1.3 Design Reliable and Resilient Architectures
Disaster Recovery (DR)
Concepts
- RTO (Recovery Time Objective): How long can you be down? (Time to recover).
- RPO (Recovery Point Objective): How much data can you lose? (Time since last backup).
DR Strategies (Cheatsheet)
| Strategy | Description | Cost | RTO/RPO |
|---|---|---|---|
| Backup and Restore | Restore from S3/Tape to fresh infra | Lowest | Hours/Days |
| Pilot Light | Core services (DB) running, App servers off (AMI) | Low | Minutes/Hours |
| Warm Standby | Scaled-down version always running, scale up on failover | Medium | Minutes |
| Multi-Site Active/Active | Full capacity running in both regions | Highest | Near Zero |
WARNING
Exam Gotcha: Pilot Light means the database is running (replicating), but the app servers are off (just AMIs). Warm Standby means the app servers are running but at minimum capacity.
AWS Backup
- Function: Centralized backup service for EBS, RDS, DynamoDB, EFS, FSx, and S3.
- Cross-Region Copy: Automatically copy backups to a DR region for compliance/DR.
- Vault Lock: WORM (Write Once Read Many) compliance protection for backups.
AWS Elastic Disaster Recovery (DRS)
- Mechanism: Continuous block-level replication of on-prem/cloud servers to a low-cost staging area in AWS.
- Failover: Launches full-size EC2 instances only during a drill or disaster.
Availability Patterns
- Scale-out (Horizontal): Adding more instances (Auto Scaling). Preferred for stateless apps.
- Scale-up (Vertical): Increasing instance size (t3.medium → t3.large).
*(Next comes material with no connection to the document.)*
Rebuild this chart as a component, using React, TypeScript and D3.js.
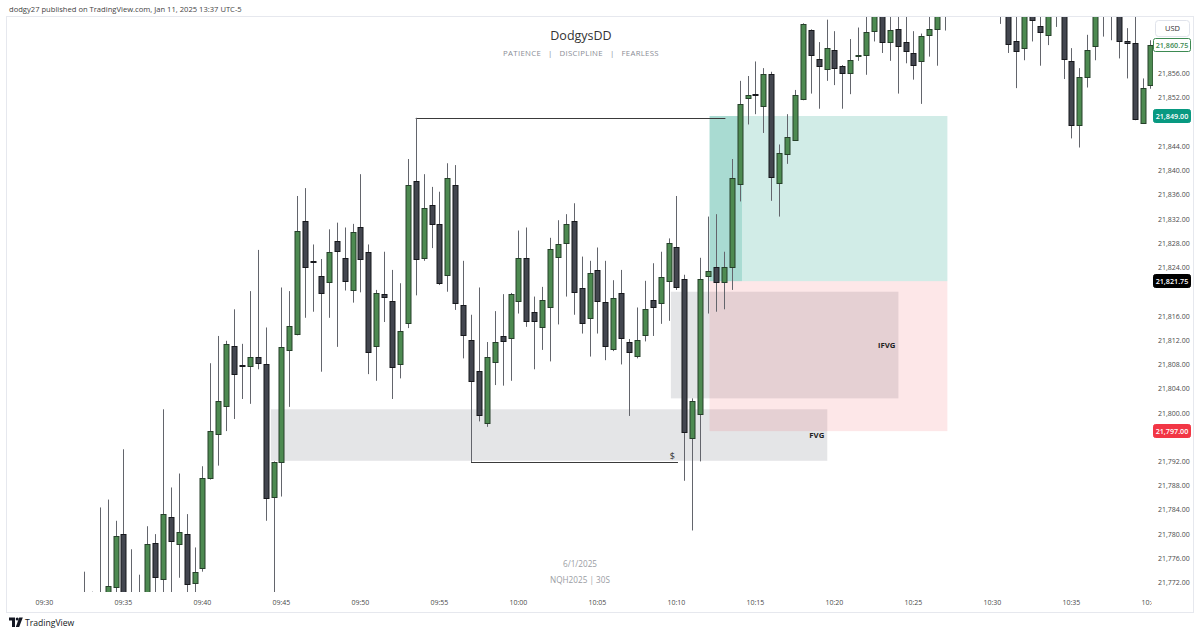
import React from "react";
import * as d3 from "d3";

// ---- data (30s bars of NQH2025, 09:32:30 .. 10:40:00) ----
const FIRST_BAR = "09:32:30";
const BAR_SECONDS = 30;

const opens = [
  21769.5, 21768, 21768.5, 21768, 21771.3, 21780.0, 21768, 21767, 21768.5, 21778.5,
  21772.6, 21782.9, 21778.3, 21780.0, 21772.0, 21774.4, 21789.2, 21796.5, 21801.2, 21811.1,
  21807.9, 21807.8, 21809.2, 21808.1, 21786.2, 21791.9, 21810.4, 21813.1, 21831.6, 21825.1,
  21822.6, 21821.6, 21828.3, 21825.6, 21820.3, 21830.7, 21826.6, 21811.1, 21819.6, 21818.5,
  21808.1, 21814.8, 21838.2, 21825.5, 21834.3, 21831.1, 21822.8, 21837.6, 21817.8, 21812.0,
  21806.9, 21798.4, 21808.4, 21812.7, 21812.4, 21818.4, 21825.6, 21816.6, 21814.1, 21817.5,
  21825.8, 21828.1, 21831.6, 21820.6, 21815.6, 21823.6, 21818.3, 21810.5, 21819.8, 21811.7,
  21809.4, 21812.8, 21818.6, 21818.1, 21821.8, 21827.3, 21822.1, 21795.9, 21799.9, 21822.6,
  21824.0, 21821.6, 21824.0, 21837.8, 21851.9, 21852.6, 21850.7, 21855.9, 21838.0, 21842.7,
  21845.0, 21851.8, 21863.2, 21858.4, 21856.7, 21859.9, 21857.2, 21856.1, 21858.9, 21859.1,
  21863.0, 21867.5, 21861.2, 21863.4, 21861.2, 21859.4, 21858.0, 21862.4, 21863.4, 21867.0,
  21869.5, 21872.0, 21871.0, 21873.5, 21872.5, 21871.0, 21870.0, 21868.0, 21861.4, 21860.2,
  21866.0, 21863.9, 21862.4, 21869.0, 21867.0, 21858.0, 21847.5, 21855.5, 21860.6, 21867.0,
  21868.5, 21867.0, 21861.4, 21861.0, 21847.9, 21854.1,
];
const highs = [
  21773.8, 21770.5, 21784.4, 21785.7, 21782.2, 21794.0, 21777.5, 21773.3, 21781.3, 21780.0,
  21800.6, 21787.7, 21790.0, 21783.3, 21777.8, 21791.2, 21808.2, 21812.7, 21811.9, 21817.1,
  21811.4, 21820.1, 21826.9, 21814.1, 21792.0, 21820.7, 21820.1, 21835.8, 21837.1, 21827.8,
  21825.4, 21830.3, 21831.4, 21830.6, 21831.2, 21839.4, 21827.8, 21820.3, 21826.6, 21823.6,
  21821.4, 21841.9, 21848.7, 21839.4, 21837.3, 21836.5, 21841.2, 21840.9, 21825.1, 21816.2,
  21820.7, 21811.7, 21816.8, 21819.6, 21819.8, 21830.1, 21830.6, 21819.2, 21820.8, 21828.9,
  21831.8, 21832.8, 21834.6, 21825.8, 21825.1, 21827.3, 21825.1, 21821.9, 21823.6, 21812.2,
  21817.4, 21821.8, 21824.7, 21826.6, 21828.8, 21835.8, 21822.8, 21802.4, 21825.6, 21832.4,
  21832.8, 21826.6, 21841.9, 21854.8, 21855.6, 21858.0, 21856.9, 21856.3, 21844.3, 21849.3,
  21853.3, 21864.3, 21863.3, 21861.2, 21864.9, 21863.0, 21857.4, 21861.7, 21863.6, 21866.5,
  21869.0, 21869.0, 21867.0, 21867.0, 21866.0, 21863.0, 21862.6, 21866.0, 21869.0, 21871.0,
  21874.0, 21874.5, 21876.0, 21875.5, 21874.0, 21872.5, 21872.0, 21870.0, 21867.0, 21869.0,
  21868.0, 21866.0, 21869.0, 21870.0, 21869.0, 21860.2, 21856.9, 21862.4, 21869.0, 21870.0,
  21870.0, 21869.0, 21863.5, 21866.0, 21855.2, 21861.5,
];
const lows = [
  21767, 21766, 21765, 21766, 21768, 21766, 21765, 21765, 21767, 21769.5,
  21770.3, 21769.5, 21772.8, 21769.5, 21769.8, 21773.8, 21789.0, 21791.3, 21797.0, 21799.0,
  21802.3, 21801.5, 21807.2, 21782.2, 21768.0, 21786.2, 21801.0, 21812.8, 21815.7, 21816.7,
  21806.8, 21815.7, 21810.9, 21820.2, 21818.2, 21819.9, 21806.4, 21805.3, 21815.0, 21802.3,
  21805.7, 21814.0, 21819.4, 21825.1, 21827.2, 21821.1, 21820.0, 21817.0, 21809.0, 21791.9,
  21798.6, 21797.7, 21804.6, 21804.5, 21805.3, 21816.4, 21814.2, 21807.2, 21810.4, 21808.5,
  21814.6, 21819.2, 21816.2, 21813.1, 21809.3, 21813.1, 21808.7, 21810.2, 21808.0, 21799.5,
  21809.0, 21811.8, 21812.7, 21814.7, 21815.2, 21820.3, 21788.8, 21780.6, 21792.0, 21816.4,
  21816.7, 21817.1, 21820.3, 21834.9, 21847.6, 21849.3, 21846.2, 21835.0, 21832.4, 21841.1,
  21845.0, 21851.6, 21852.7, 21850.2, 21854.8, 21854.1, 21850.2, 21852.6, 21858.1, 21855.8,
  21861.3, 21859.4, 21858.1, 21852.7, 21857.7, 21855.0, 21851.0, 21858.8, 21857.3, 21863.1,
  21867.5, 21868.5, 21869.0, 21870.0, 21868.5, 21867.0, 21864.2, 21859.4, 21853.6, 21858.2,
  21861.3, 21857.3, 21860.7, 21863.7, 21855.1, 21845.3, 21843.8, 21853.7, 21858.2, 21862.1,
  21861.5, 21858.5, 21855.2, 21848.3, 21847.9, 21853.5,
];
const closes = [
  21768.5, 21769, 21767.5, 21771.5, 21779.7, 21768.5, 21767, 21768.5, 21778.3, 21773.0,
  21783.4, 21778.8, 21780.4, 21771.8, 21773.7, 21789.2, 21797.0, 21802.0, 21811.4, 21806.4,
  21807.8, 21809.2, 21808.2, 21786.0, 21791.9, 21810.8, 21814.3, 21830.0, 21824.1, 21825.0,
  21819.8, 21826.6, 21826.8, 21821.8, 21829.8, 21825.4, 21810.1, 21819.8, 21819.1, 21807.6,
  21813.6, 21837.6, 21825.4, 21833.8, 21831.1, 21821.5, 21838.7, 21818.1, 21812.9, 21805.2,
  21799.7, 21809.2, 21811.7, 21811.9, 21819.6, 21825.6, 21815.1, 21815.1, 21818.6, 21827.1,
  21827.8, 21831.1, 21820.0, 21814.9, 21823.1, 21818.4, 21811.1, 21818.9, 21812.4, 21810.1,
  21812.0, 21817.1, 21817.4, 21822.4, 21828.1, 21820.8, 21796.9, 21802.0, 21822.1, 21823.5,
  21821.6, 21824.0, 21838.7, 21851.0, 21852.5, 21852.4, 21856.0, 21839.0, 21842.9, 21845.5,
  21852.5, 21864.2, 21859.1, 21857.2, 21860.2, 21856.9, 21856.1, 21858.2, 21859.1, 21862.9,
  21867.5, 21861.2, 21863.2, 21860.6, 21859.7, 21857.4, 21862.2, 21863.4, 21867.5, 21869.0,
  21872.0, 21871.0, 21873.5, 21872.5, 21871.0, 21870.0, 21868.0, 21860.9, 21859.7, 21867.0,
  21864.8, 21862.9, 21867.0, 21867.0, 21858.4, 21847.5, 21855.5, 21859.9, 21867.0, 21868.5,
  21867.0, 21861.4, 21861.1, 21848.5, 21853.7, 21860.75,
];

const timeTicks = ["09:30", "09:35", "09:40", "09:45", "09:50", "09:55", "10:00", "10:05", "10:10", "10:15", "10:20", "10:25", "10:30", "10:35", "10:40"];
const priceTicks = [21772, 21776, 21780, 21784, 21788, 21792, 21796, 21800, 21804, 21808, 21812, 21816, 21820, 21824, 21828, 21832, 21836, 21840, 21844, 21848, 21852, 21856];
const subtitleWords = ["PATIENCE", "DISCIPLINE", "FEARLESS"];

// drawings
const position = { start: "10:12:06", hit: "10:14:09", end: "10:27:09", entry: 21821.75, target: 21849.0, stop: 21797.0 };
const zones = [
  { label: "FVG", start: "09:44:20", end: "10:19:33", top: 21800.6, bottom: 21792.1 },
  { label: "iFVG", start: "10:09:39", end: "10:24:03", top: 21820.0, bottom: 21802.4 },
];
const levelLines = [
  { start: "09:53:30", end: "10:13:06", price: 21848.75, text: "" },
  { start: "09:57:00", end: "10:10:06", price: 21791.9, text: "$" },
];
const lastPrice = 21860.75;

const parse = d3.timeParse("%H:%M:%S");
const FONT = "'Open Sans', 'Noto Sans', sans-serif";

export default function App() {
  const W = 1200, H = 634;
  const plot = { left: 7, right: 1153, top: 17, bottom: 592 };
  const x = d3.scaleTime().domain([parse("09:30:00")!, parse("10:40:00")!]).range([44.4, 1150.4]);
  const y = d3.scaleLinear().domain([21849, 21797]).range([116, 431.1]);
  const t0 = parse(FIRST_BAR)!;
  const bars = opens.map((o, k) => ({
    t: new Date(t0.getTime() + k * BAR_SECONDS * 1000),
    o, h: highs[k], l: lows[k], c: closes[k],
  }));
  const px = (s: string) => x(parse(s)!);
  const fmt = d3.format(",.2f");
  const bw = 5;
  const boxPrices = [lastPrice, position.target, position.entry, position.stop];
  const visibleTicks = priceTicks.filter((p) => boxPrices.every((b) => Math.abs(y(p) - y(b)) > 12));

  const priceBox = (p: number, fill: string, stroke: string, color: string) => (
    <g key={"pb" + p}>
      <rect x={1153.5} y={Math.round(y(p)) - 6.5} width={37} height={13} rx={2} fill={fill} stroke={stroke} />
      <text x={1172} y={Math.round(y(p)) + 2.6} textAnchor="middle" fontSize={7.2} fontWeight={600} fill={color} fontFamily={FONT}>{fmt(p)}</text>
    </g>
  );

  return (
    <svg width={W} height={H} style={{ position: "absolute", left: 0, top: 0, background: "#fff" }}>
      <defs>
        <clipPath id="plotClip">
          <rect x={plot.left} y={plot.top} width={plot.right - plot.left} height={plot.bottom - plot.top} />
        </clipPath>
        <clipPath id="timeClip">
          <rect x={plot.left} y={plot.bottom} width={plot.right - plot.left - 1} height={20} />
        </clipPath>
      </defs>
      <rect x={0} y={0} width={W} height={H} fill="#fff" />
      <text x={9} y={12} fontSize={7.6} fill="#444" fontFamily={FONT}>dodgy27 published on TradingView.com, Jan 11, 2025 13:37 UTC-5</text>
      <rect x={6.5} y={16.5} width={1187} height={596} fill="none" stroke="#e6e8ee" />

      <g clipPath="url(#plotClip)">
        {/* zones */}
        {zones.map((z) => (
          <rect key={z.label} x={px(z.start)} y={y(z.top)} width={px(z.end) - px(z.start)} height={y(z.bottom) - y(z.top)} fill="rgba(120,123,134,0.2)" />
        ))}
        {/* position */}
        <rect x={px(position.start)} y={y(position.target)} width={px(position.end) - px(position.start)} height={y(position.entry) - y(position.target)} fill="rgba(8,153,129,0.19)" />
        <rect x={px(position.start)} y={y(position.entry)} width={px(position.end) - px(position.start)} height={y(position.stop) - y(position.entry)} fill="rgba(242,54,69,0.12)" />
        <rect x={px(position.start)} y={y(position.target)} width={px(position.hit) - px(position.start)} height={y(position.entry) - y(position.target)} fill="rgba(8,153,129,0.2)" />

        {/* level lines */}
        {levelLines.map((ln, k) => {
          const yy = Math.round(y(ln.price)) + 0.5;
          return (
            <g key={"ln" + k}>
              <line x1={px(ln.start)} x2={px(ln.end)} y1={yy} y2={yy} stroke="#3a3a3a" strokeWidth={1} />
              {ln.text && (
                <text x={px(ln.end) - 3} y={yy - 4} textAnchor="end" fontSize={9} fill="#333" fontFamily={FONT}>{ln.text}</text>
              )}
            </g>
          );
        })}

        {/* candles */}
        {bars.map((b, k) => {
          const cx = Math.round(x(b.t)) + 0.5;
          const up = b.c >= b.o;
          const top = Math.round(y(Math.max(b.o, b.c))) + 0.5;
          const bot = Math.max(top + 1, Math.round(y(Math.min(b.o, b.c))) + 0.5);
          return (
            <g key={k}>
              <line x1={cx} x2={cx} y1={y(b.h)} y2={y(b.l)} stroke="#63656c" strokeWidth={1} />
              <rect x={cx - bw / 2} y={top} width={bw} height={bot - top} fill={up ? "#4d8a51" : "#43464f"} stroke={up ? "#26402a" : "#17181c"} strokeWidth={1} />
            </g>
          );
        })}

        {/* zone labels */}
        {zones.map((z) => (
          <text key={"zl" + z.label} x={px(z.end) - 3} y={(y(z.top) + y(z.bottom)) / 2 + 2.5} textAnchor="end" fontSize={7.8} fontWeight={700} fill="#222" fontFamily={FONT}>{z.label}</text>
        ))}
      </g>

      {/* title & watermark */}
      <text x={581} y={40} textAnchor="middle" fontSize={12.5} fill="#333" fontFamily={FONT}>DodgysDD</text>
      <text x={581} y={56} textAnchor="middle" fontSize={7.8} fill="#8a8d96" fontFamily={FONT} letterSpacing={0.3} style={{ whiteSpace: "pre" }}>
        {subtitleWords.join("   |   ")}
      </text>
      <text x={580} y={567} textAnchor="middle" fontSize={8.2} fill="#9a9ca3" fontFamily={FONT}>6/1/2025</text>
      <text x={580} y={583} textAnchor="middle" fontSize={8.2} fill="#9a9ca3" fontFamily={FONT} style={{ whiteSpace: "pre" }}>NQH2025 | 30S</text>

      {/* time axis */}
      <g clipPath="url(#timeClip)">
        {timeTicks.map((t) => (
          <text key={t} x={px(t + ":00")} y={605} textAnchor="middle" fontSize={7} fill="#4a4a4a" fontFamily={FONT}>{t}</text>
        ))}
      </g>

      {/* price axis */}
      <rect x={1155.5} y={20.5} width={34} height={16} rx={3} fill="#fff" stroke="#e0e3eb" />
      <text x={1172.5} y={31.2} textAnchor="middle" fontSize={7.5} fill="#333" fontFamily={FONT}>USD</text>
      {visibleTicks.map((p) => (
        <text key={p} x={1158} y={y(p) + 2.6} fontSize={7} fill="#4a4a4a" fontFamily={FONT}>{fmt(p)}</text>
      ))}
      {priceBox(lastPrice, "#fff", "#3d8a52", "#3d8a52")}
      {priceBox(position.target, "#089981", "#089981", "#fff")}
      {priceBox(position.entry, "#000", "#000", "#fff")}
      {priceBox(position.stop, "#f23645", "#f23645", "#fff")}

      {/* footer logo */}
      <g fill="#131722">
        <path d="M9 617.5 h6 v9.5 h-3 v-6.5 h-3 z" />
        <circle cx={17.2} cy={619} r={1.5} />
        <path d="M19.2 617.5 h3.6 l-3.6 9.5 h-3.4 z" />
      </g>
      <text x={25} y={626} fontSize={8.6} fill="#131722" fontFamily={FONT}>TradingView</text>
    </svg>
  );
}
Requires downtime (reboot).
- Auto-recovery: EC2 Auto Recovery moves an instance to healthy hardware if system status checks fail.
WARNING
Exam Gotcha: EC2 Auto Recovery retains the Instance ID, Private IP, and Elastic IP. It does not recover from Instance Status Checks (OS errors), only System Status Checks (Hardware errors).